■ TASK INSTRUCTIONS
In the entries below, find the line with "Give me the" and the line with "import pandas as pd", then retype both and everything between them exactly. Do not copy the pictures.

(Items listed in a dataset)
>>

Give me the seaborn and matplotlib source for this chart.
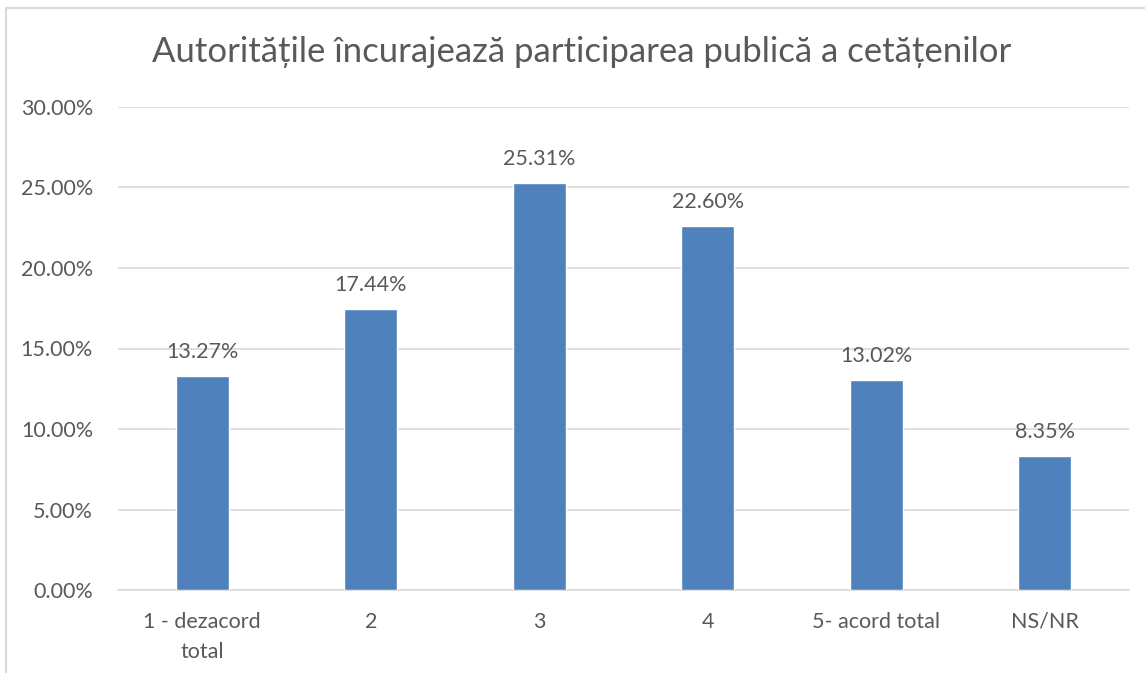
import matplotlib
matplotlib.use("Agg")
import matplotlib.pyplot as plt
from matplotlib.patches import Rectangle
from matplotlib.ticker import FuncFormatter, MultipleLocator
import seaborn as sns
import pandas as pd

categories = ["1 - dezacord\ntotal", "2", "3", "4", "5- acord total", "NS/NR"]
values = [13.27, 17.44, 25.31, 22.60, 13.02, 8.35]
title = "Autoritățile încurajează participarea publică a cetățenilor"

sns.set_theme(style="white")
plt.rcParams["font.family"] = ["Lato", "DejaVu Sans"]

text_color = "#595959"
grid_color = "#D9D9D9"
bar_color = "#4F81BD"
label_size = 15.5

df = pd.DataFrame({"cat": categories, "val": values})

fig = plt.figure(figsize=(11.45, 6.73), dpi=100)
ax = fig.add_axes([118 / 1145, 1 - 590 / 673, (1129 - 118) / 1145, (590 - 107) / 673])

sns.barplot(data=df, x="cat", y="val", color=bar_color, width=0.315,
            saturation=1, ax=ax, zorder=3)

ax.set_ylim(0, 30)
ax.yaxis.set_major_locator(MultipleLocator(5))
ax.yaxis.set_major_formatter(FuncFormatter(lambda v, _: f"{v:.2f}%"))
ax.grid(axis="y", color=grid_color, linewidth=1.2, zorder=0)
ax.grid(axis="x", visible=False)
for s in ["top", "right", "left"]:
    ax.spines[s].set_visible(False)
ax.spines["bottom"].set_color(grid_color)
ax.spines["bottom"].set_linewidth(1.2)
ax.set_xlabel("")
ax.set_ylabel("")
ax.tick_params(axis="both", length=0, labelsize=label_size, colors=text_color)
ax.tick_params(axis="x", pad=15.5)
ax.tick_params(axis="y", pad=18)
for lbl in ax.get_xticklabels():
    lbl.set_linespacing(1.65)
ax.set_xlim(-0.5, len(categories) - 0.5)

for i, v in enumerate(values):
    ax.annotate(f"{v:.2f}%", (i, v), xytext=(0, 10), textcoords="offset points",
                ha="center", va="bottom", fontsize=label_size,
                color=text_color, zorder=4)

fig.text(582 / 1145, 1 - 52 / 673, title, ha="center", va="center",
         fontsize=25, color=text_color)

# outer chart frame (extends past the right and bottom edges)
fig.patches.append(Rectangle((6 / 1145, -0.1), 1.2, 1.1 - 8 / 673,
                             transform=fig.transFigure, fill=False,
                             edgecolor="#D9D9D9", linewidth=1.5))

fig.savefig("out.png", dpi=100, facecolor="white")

<<
>>

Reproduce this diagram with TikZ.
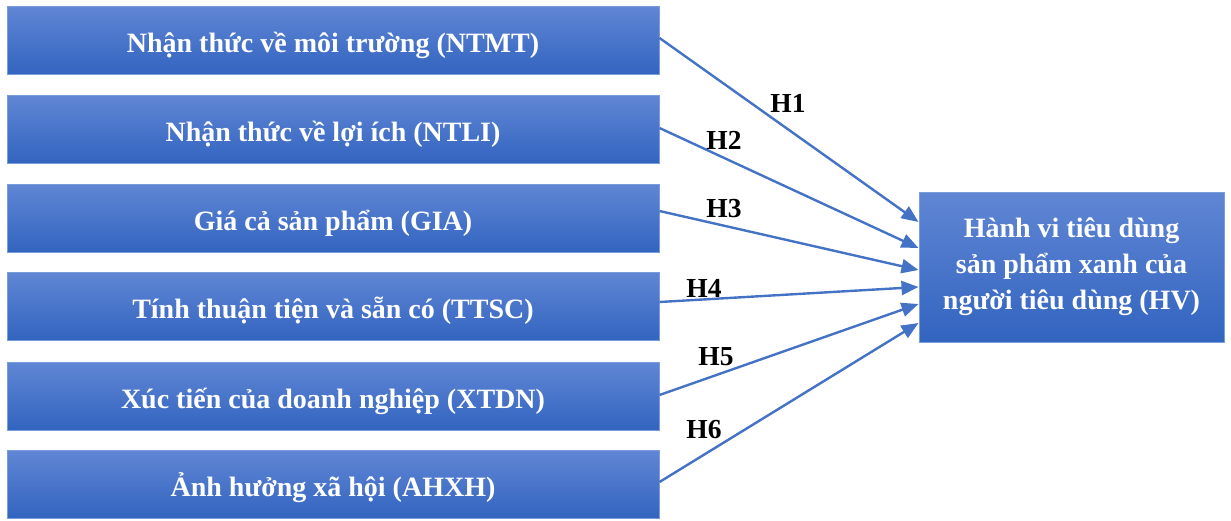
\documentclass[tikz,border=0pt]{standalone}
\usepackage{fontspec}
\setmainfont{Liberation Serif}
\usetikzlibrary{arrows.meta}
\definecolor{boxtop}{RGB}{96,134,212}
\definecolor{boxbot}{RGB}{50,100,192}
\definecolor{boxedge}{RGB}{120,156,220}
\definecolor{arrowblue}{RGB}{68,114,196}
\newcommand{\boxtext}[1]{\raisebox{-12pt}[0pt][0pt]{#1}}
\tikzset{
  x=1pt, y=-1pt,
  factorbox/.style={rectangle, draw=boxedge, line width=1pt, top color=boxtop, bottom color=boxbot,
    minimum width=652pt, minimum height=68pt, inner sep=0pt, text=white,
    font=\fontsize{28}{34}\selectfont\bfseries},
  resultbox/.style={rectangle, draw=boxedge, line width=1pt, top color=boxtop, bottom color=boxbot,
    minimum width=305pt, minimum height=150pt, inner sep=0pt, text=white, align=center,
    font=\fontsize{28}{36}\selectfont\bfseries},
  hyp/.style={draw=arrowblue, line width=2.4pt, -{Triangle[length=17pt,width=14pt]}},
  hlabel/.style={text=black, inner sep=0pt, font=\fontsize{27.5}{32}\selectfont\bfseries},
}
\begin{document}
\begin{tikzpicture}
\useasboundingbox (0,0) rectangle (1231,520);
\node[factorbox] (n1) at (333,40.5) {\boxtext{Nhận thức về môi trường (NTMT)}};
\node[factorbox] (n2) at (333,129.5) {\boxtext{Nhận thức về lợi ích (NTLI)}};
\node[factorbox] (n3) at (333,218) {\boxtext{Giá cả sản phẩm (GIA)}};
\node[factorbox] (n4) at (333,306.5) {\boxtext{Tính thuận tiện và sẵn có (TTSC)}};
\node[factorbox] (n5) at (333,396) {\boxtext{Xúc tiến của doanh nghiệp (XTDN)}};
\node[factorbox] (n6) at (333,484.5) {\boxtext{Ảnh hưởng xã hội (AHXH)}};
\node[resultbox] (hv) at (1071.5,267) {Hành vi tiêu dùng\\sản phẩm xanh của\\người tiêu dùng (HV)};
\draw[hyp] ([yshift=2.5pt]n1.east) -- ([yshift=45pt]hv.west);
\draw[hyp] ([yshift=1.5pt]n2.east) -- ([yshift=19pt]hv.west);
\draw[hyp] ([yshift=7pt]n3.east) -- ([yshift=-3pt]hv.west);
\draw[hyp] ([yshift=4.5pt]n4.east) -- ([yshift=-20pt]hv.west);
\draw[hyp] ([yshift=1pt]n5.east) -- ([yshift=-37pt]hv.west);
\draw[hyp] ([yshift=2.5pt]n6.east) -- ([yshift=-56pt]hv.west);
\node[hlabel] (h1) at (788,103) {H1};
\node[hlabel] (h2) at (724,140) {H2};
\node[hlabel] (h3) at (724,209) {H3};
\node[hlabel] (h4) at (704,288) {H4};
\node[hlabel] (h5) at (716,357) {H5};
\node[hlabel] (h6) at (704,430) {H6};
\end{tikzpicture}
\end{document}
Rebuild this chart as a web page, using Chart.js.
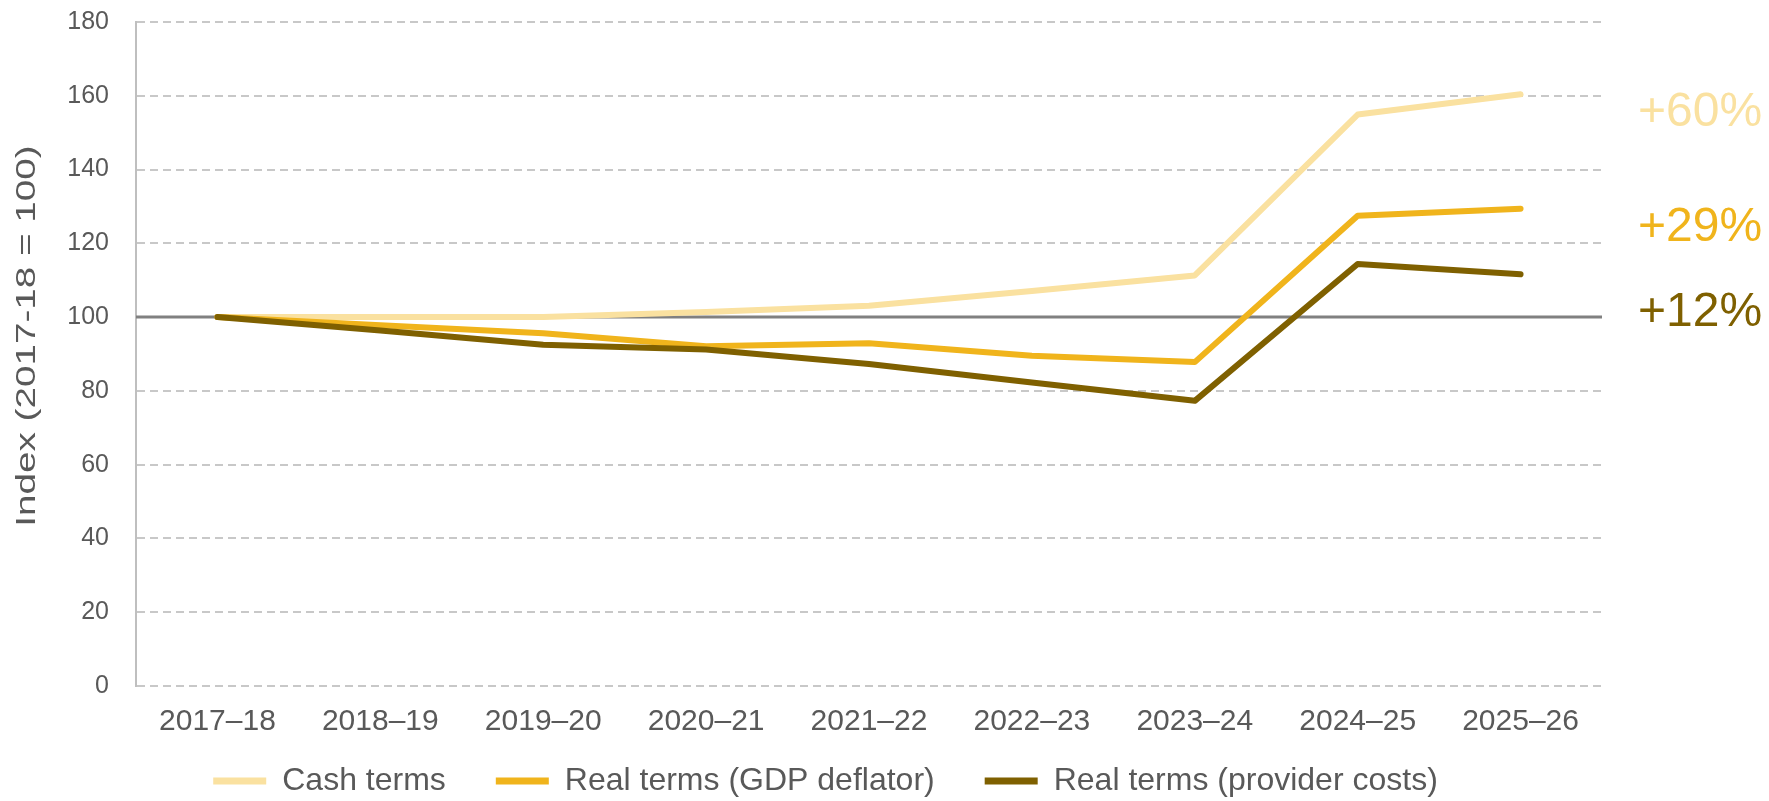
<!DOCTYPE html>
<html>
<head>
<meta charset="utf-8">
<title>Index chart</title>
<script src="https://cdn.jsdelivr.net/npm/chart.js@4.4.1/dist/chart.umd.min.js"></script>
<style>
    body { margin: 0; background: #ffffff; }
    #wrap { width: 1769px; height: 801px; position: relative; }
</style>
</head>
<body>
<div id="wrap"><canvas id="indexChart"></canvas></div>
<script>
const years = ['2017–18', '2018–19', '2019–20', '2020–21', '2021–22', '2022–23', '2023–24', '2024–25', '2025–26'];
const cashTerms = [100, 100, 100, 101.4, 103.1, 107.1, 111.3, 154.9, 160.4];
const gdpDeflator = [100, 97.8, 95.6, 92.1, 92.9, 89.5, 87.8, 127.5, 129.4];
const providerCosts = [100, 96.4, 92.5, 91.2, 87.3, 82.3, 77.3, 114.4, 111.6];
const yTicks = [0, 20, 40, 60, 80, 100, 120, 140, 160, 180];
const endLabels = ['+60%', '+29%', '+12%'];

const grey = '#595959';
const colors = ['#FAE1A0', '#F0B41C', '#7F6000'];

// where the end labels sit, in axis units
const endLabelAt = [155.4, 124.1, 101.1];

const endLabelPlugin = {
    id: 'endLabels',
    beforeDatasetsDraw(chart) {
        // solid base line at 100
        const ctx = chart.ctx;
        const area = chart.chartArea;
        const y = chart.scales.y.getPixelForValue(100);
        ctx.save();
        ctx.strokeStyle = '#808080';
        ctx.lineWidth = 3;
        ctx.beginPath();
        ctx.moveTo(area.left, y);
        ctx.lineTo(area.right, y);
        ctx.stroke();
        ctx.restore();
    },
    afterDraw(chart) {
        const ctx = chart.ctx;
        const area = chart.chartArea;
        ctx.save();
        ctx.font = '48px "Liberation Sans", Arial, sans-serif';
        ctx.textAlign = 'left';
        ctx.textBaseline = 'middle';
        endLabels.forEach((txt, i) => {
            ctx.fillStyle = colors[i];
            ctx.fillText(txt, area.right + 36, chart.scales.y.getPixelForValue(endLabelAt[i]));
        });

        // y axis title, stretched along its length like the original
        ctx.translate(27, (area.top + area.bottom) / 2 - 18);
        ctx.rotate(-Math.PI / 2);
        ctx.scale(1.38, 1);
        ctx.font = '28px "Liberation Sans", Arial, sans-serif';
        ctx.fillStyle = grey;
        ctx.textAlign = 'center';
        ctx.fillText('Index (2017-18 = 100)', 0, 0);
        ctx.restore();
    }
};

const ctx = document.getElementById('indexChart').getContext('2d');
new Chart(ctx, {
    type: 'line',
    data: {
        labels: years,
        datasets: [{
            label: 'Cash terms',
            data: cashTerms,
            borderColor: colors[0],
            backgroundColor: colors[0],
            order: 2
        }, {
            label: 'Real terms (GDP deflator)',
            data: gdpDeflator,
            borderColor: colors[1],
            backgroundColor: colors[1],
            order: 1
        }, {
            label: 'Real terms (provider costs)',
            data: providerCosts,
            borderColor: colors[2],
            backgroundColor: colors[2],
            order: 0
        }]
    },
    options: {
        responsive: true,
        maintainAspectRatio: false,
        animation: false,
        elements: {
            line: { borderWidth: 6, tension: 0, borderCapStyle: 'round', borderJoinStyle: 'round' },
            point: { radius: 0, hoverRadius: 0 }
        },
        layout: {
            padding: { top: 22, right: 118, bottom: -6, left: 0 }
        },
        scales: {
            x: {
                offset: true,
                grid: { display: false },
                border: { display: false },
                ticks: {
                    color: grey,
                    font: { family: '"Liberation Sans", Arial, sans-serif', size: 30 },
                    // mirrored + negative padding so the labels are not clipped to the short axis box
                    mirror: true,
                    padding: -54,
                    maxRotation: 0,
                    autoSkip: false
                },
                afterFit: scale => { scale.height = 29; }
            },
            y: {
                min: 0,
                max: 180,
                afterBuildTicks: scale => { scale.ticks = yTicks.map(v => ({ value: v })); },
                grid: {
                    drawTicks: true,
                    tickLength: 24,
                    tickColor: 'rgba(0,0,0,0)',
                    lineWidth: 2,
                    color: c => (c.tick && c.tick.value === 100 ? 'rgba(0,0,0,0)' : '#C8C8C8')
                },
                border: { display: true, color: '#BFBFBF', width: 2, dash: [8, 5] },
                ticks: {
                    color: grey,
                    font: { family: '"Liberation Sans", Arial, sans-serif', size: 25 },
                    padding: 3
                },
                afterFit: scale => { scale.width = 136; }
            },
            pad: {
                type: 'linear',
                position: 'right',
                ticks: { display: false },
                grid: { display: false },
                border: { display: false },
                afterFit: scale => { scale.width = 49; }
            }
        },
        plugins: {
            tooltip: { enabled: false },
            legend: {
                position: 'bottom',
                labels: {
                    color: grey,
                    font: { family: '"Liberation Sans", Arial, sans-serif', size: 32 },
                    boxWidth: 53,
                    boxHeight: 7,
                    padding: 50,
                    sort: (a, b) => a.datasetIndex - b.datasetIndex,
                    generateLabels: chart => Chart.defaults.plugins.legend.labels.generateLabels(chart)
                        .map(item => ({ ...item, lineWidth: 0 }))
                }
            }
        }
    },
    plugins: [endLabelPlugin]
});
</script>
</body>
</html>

<<

■ TASK RESPONSE
Give me the seaborn and matplotlib source for this chart.
import matplotlib
matplotlib.use("Agg")
import matplotlib.pyplot as plt
from matplotlib.patches import Rectangle
from matplotlib.ticker import FuncFormatter, MultipleLocator
import seaborn as sns
import pandas as pd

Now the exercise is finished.